Nearby satellite galaxies challenge standard model of galaxy formation
Satellite dwarf galaxies at the edges of the Milky Way and neighbouring Andromeda galaxies don’t fit the accepted model of galaxy formation, and recent attempts to pigeon-hole them into the model are flawed, an international team of scientists reports.
The mismatch raises questions about the accuracy of the widely accepted standard model for the origin and evolution of the Universe, the astrophysicists say. Their research paper, involving a Swinburne University of Technology researcher, is to be published in the Monthly Notices of the Royal Astronomical Society.
The standard model of galaxy formation says that satellite dwarf galaxies in the Milky Way and Andromeda are expected to behave in a particular way; the galaxies would form in halos of dark matter, be widely distributed and would move in random directions.
The 14 co-authors of the new paper – including Swinburne’s Professor Duncan Forbes – examined three recent papers by different international teams that concluded the planar distributions of galaxies fit the standard model. They found a substantial mismatch.

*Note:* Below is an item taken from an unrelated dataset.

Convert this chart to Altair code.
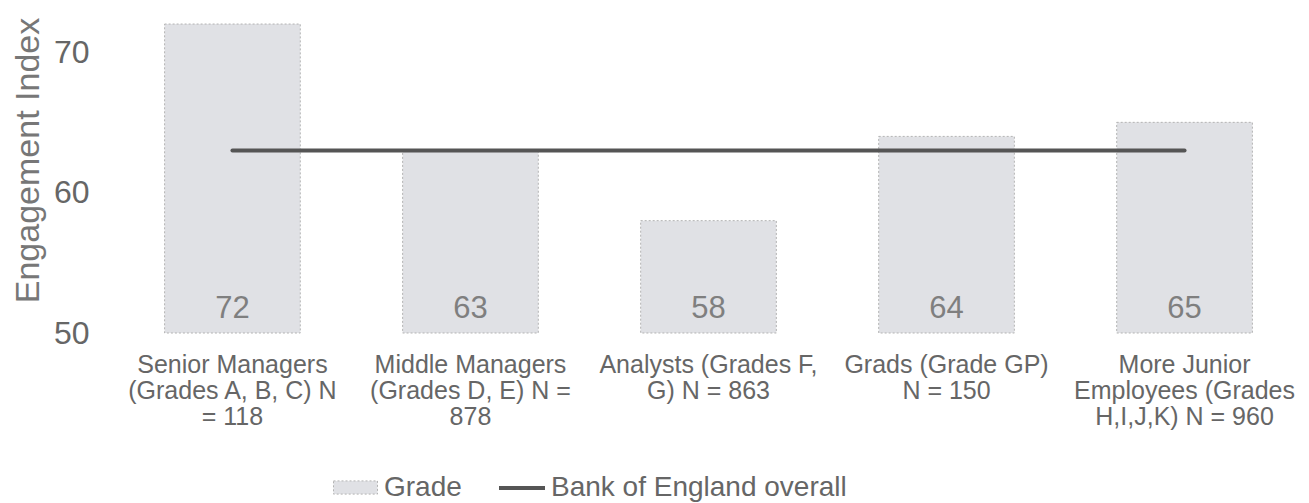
import altair as alt
import pandas as pd

# ---- data ----
categories = [
    "Senior Managers|(Grades A, B, C) N|= 118",
    "Middle Managers|(Grades D, E) N =|878",
    "Analysts (Grades F,|G) N = 863",
    "Grads (Grade GP)|N = 150",
    "More Junior|Employees (Grades|H,I,J,K) N = 960",
]
grade_values = [72, 63, 58, 64, 65]
overall_values = [63, 63, 63, 63, 63]
series_names = ["Grade", "Bank of England overall"]
y_ticks = [50, 60, 70]

df = pd.DataFrame({
    "category": categories,
    "grade": grade_values,
    "overall": overall_values,
    "bar_series": [series_names[0]] * len(categories),
    "line_series": [series_names[1]] * len(categories),
})

FONT = "Liberation Sans"
TEXT = "#666666"
BAR_FILL = "#e0e1e5"
BAR_STROKE = "#b3b3b3"
LINE = "#555555"

x_enc = alt.X(
    "category:N",
    sort=categories,
    scale=alt.Scale(paddingInner=0.43, paddingOuter=0.2),
    axis=alt.Axis(
        title=None,
        labelAngle=0,
        labelExpr="split(datum.label, '|')",
        labelFontSize=25,
        labelLineHeight=26,
        labelColor=TEXT,
        labelPadding=19,
        labelLimit=400,
        ticks=False,
        domain=False,
        grid=False,
    ),
)

y_scale = alt.Scale(domain=[50, 73], nice=False, zero=False)
y_axis = alt.Axis(
    title="Engagement Index",
    values=y_ticks,
    labelFontSize=32,
    labelColor=TEXT,
    labelPadding=28,
    titleFontSize=34,
    titleFontWeight="normal",
    titleColor="#777777",
    titlePadding=8,
    titleY=150,
    ticks=False,
    domain=False,
    grid=False,
)

bars = alt.Chart(df).mark_bar(
    stroke=BAR_STROKE, strokeWidth=1, strokeDash=[2, 2]
).encode(
    x=x_enc,
    y=alt.Y("grade:Q", scale=y_scale, axis=y_axis),
    y2=alt.datum(50),
    fill=alt.Fill(
        "bar_series:N",
        scale=alt.Scale(domain=[series_names[0]], range=[BAR_FILL]),
        legend=alt.Legend(
            title=None,
            orient="none",
            legendX=216,
            legendY=455,
            direction="horizontal",
            labelFontSize=28,
            labelColor=TEXT,
            labelOffset=6,
            labelLimit=500,
            symbolType="M-1,-0.3H1V0.3H-1Z",
            symbolSize=1936,
            symbolStrokeColor=BAR_STROKE,
            symbolStrokeWidth=1,
            symbolDash=[2, 2],
        ),
    ),
)

labels = alt.Chart(df).mark_text(
    baseline="alphabetic", dy=-15, fontSize=31, color="#7f7f7f", font=FONT
).encode(
    x=alt.X("category:N", sort=categories),
    y=alt.datum(50),
    text=alt.Text("grade:Q"),
)

line = alt.Chart(df).mark_line(strokeWidth=4, strokeCap="round").encode(
    x=alt.X("category:N", sort=categories),
    y=alt.Y("overall:Q"),
    stroke=alt.Stroke(
        "line_series:N",
        scale=alt.Scale(domain=[series_names[1]], range=[LINE]),
        legend=alt.Legend(
            title=None,
            orient="none",
            legendX=380,
            legendY=453,
            direction="horizontal",
            labelFontSize=28,
            labelColor=TEXT,
            labelOffset=4,
            labelLimit=500,
            symbolType="stroke",
            symbolSize=2116,
            symbolStrokeWidth=4,
        ),
    ),
)

chart = alt.layer(bars, labels, line).properties(
    width=1183,
    height=323,
    autosize=alt.AutoSizeParams(type="none"),
    padding={"left": 109, "top": 2, "right": 0, "bottom": 178},
).configure(
    font=FONT,
).configure_view(
    stroke=None,
)

chart.save("out.html", embed_options={"renderer": "svg", "actions": False})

The researchers simulated mock observations of thousands of Milky Ways on a computer using the same data as the three previous papers.

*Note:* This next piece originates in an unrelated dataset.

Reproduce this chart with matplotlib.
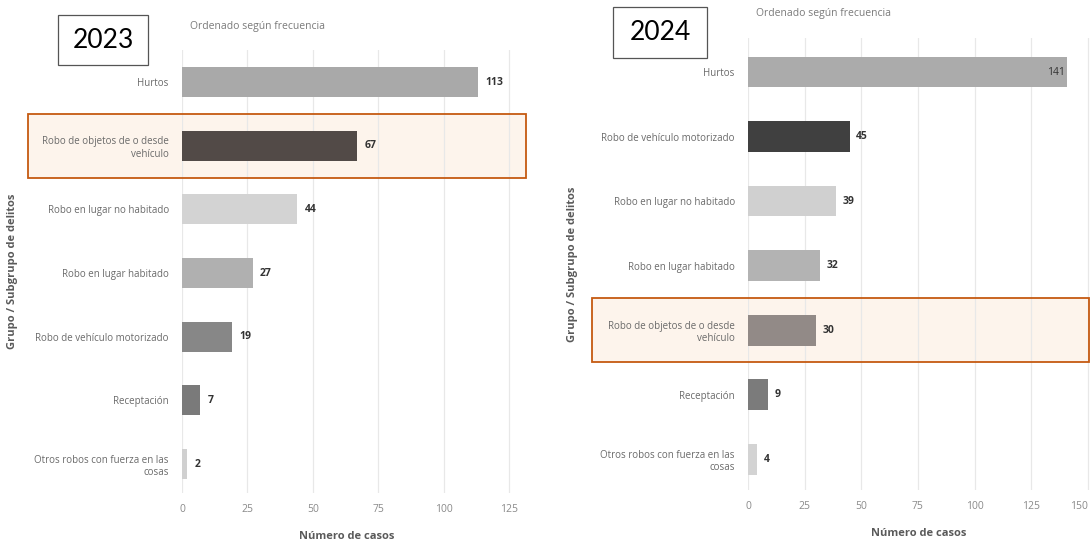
import matplotlib.pyplot as plt
from matplotlib.patches import Rectangle
from matplotlib import transforms

plt.rcParams['font.family'] = ['Open Sans', 'DejaVu Sans']

# 2023
cats_2023 = ["Hurtos", "Robo de objetos de o desde\nvehículo", "Robo en lugar no habitado",
             "Robo en lugar habitado", "Robo de vehículo motorizado", "Receptación",
             "Otros robos con fuerza en las\ncosas"]
vals_2023 = [113, 67, 44, 27, 19, 7, 2]
cols_2023 = ["#a9a9a9", "#524a47", "#d3d3d3", "#b0b0b0", "#878787", "#7a7a7a", "#d0d0d0"]
ticks_2023 = [0, 25, 50, 75, 100, 125]

# 2024
cats_2024 = ["Hurtos", "Robo de vehículo motorizado", "Robo en lugar no habitado",
             "Robo en lugar habitado", "Robo de objetos de o desde\nvehículo", "Receptación",
             "Otros robos con fuerza en las\ncosas"]
vals_2024 = [141, 45, 39, 32, 30, 9, 4]
cols_2024 = ["#ababab", "#404040", "#d0d0d0", "#b3b3b3", "#928a87", "#7b7b7b", "#d3d3d3"]
ticks_2024 = [0, 25, 50, 75, 100, 125, 150]

fig = plt.figure(figsize=(10.91, 5.4), dpi=100)

ax1 = fig.add_axes([0.1668, 0.087, 0.3025, 0.8204])
ax2 = fig.add_axes([0.6856, 0.0926, 0.3131, 0.837])

panels = [
    (ax1, cats_2023, vals_2023, cols_2023, ticks_2023, 126, (6.455, -0.503), 0.47, 1, 28, 526, "2023",
     (58, 15, 148, 65)),
    (ax2, cats_2024, vals_2024, cols_2024, ticks_2024, 150.8, (6.48, -0.527), 0.48, 4, 592, 1089, "2024",
     (613, 7, 707, 58)),
]

W, H = 1091, 540

for ax, cats, vals, cols, ticks, xmax, ylim, bh, hl, rx0, rx1, year, box in panels:
    ypos = list(range(len(cats)))
    ax.barh(ypos, vals, height=bh, color=cols, zorder=2)
    ax.set_xlim(0, xmax)
    ax.set_ylim(*ylim)
    ax.set_yticks(ypos)
    ax.set_yticklabels(cats, fontsize=7, color="#6a6a6a")
    ax.set_xticks(ticks)
    xt = ax.set_xticklabels([str(t) for t in ticks], fontsize=7.5, color="#8a8a8a")
    if ticks[-1] > xmax - 1:
        xt[-1].set_horizontalalignment("right")
    ax.tick_params(axis="both", length=0)
    ax.tick_params(axis="y", pad=9.5)
    ax.tick_params(axis="x", pad=8)
    for s in ax.spines.values():
        s.set_visible(False)
    ax.patch.set_visible(False)
    ax.set_axisbelow(True)
    ax.grid(axis="x", color="#e8e8e8", linewidth=0.9)
    ax.grid(axis="y", visible=False)

    for y, v in zip(ypos, vals):
        if v > 0.9 * xmax:
            ax.text(v - 1.2, y, str(v), ha="right", va="center", fontsize=7.5,
                    color="#333333", zorder=3)
        else:
            ax.text(v + 2.8, y, str(v), ha="left", va="center", fontsize=7.5,
                    fontweight="bold", color="#333333", zorder=3)

    ax.set_xlabel("Número de casos", fontsize=8, fontweight="bold", color="#5a5a5a")
    ax.xaxis.set_label_coords(0.5, -0.085)
    ax.set_ylabel("Grupo / Subgrupo de delitos", fontsize=8, fontweight="bold", color="#5a5a5a")
    ax.yaxis.set_label_coords(-0.497, 0.5)
    ax.text(0.024, 1.054, "Ordenado según frecuencia", transform=ax.transAxes,
            ha="left", va="center", fontsize=7.5, color="#7a7a7a")

    # highlighted category
    tr = transforms.blended_transform_factory(fig.transFigure, ax.transData)
    ax.add_patch(Rectangle((rx0 / W, hl - 0.5), (rx1 - rx0) / W, 1.0, transform=tr,
                           facecolor="#fdf4ec", edgecolor="none", clip_on=False, zorder=0.1))
    ax.add_patch(Rectangle((rx0 / W, hl - 0.5), (rx1 - rx0) / W, 1.0, transform=tr,
                           facecolor="none", edgecolor="#c55a11", linewidth=1.3,
                           clip_on=False, zorder=4))

    # year box
    bx0, by0, bx1, by1 = box
    fig.patches.append(Rectangle((bx0 / W, 1 - by1 / H), (bx1 - bx0) / W, (by1 - by0) / H,
                                 transform=fig.transFigure, facecolor="white",
                                 edgecolor="#555555", linewidth=0.9, figure=fig))
    fig.text((bx0 + bx1) / 2 / W, 1 - (by0 + by1) / 2 / H, year, ha="center", va="center",
             fontsize=19, color="black", family=["Lato", "DejaVu Sans"])

fig.savefig("out.png", dpi=100)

“We observe the Milky Way satellite galaxies to be in a huge disk with almost all satellite galaxies moving in the same direction within this disk, like the planets in our solar system that move in a thin plane in one direction around the Sun. That’s unexpected for satellite galaxies and could be a real problem for the standard model of galaxy formation,” lead author of the study Dr Marcel Pawlowski, a postdoctoral researcher at Case Western Reserve University in Ohio, USA said.

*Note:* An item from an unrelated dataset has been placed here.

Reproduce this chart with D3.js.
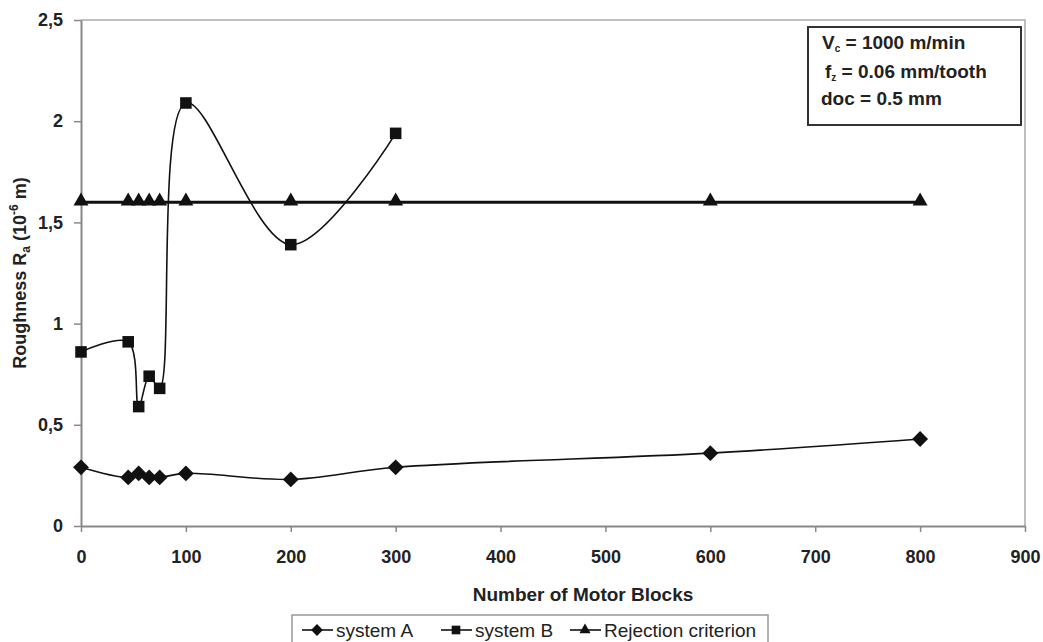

In the Milky Way, the dwarf galaxies and accompanying star clusters lie in a huge plane the authors call the Vast Polar Structure. In Andromeda, half of the satellites are in the Great Plane of Andromeda.
The researchers found only one in a few thousand simulations matched what astronomers actually observe around the Milky Way.
“But we also have Andromeda,” Dr Pawlowski said. “The chance to have two galaxies with such huge disks of satellite galaxies is less than one in 100,000.”
“It seems that these disks of satellites should be very rare in the Universe, and yet the two galaxies that we know best, the Milky Way and Andromeda, both reveal huge satellite disks. This challenges our ideas of how satellite galaxies form,” Professor Forbes said.
The authors suggest an alternative to the standard model to explain the distribution of the satellite dwarf galaxies: an ancient collision between two large galaxies.
The collision may have ripped material from the large galaxies and thrown it a great distance, much like the tides on Earth. The resulting tidal dwarf galaxies are formed from this debris and arranged in a grand rotating disk. The researchers will continue to study these tidal dwarf galaxies and the clues they may reveal about galaxy formation.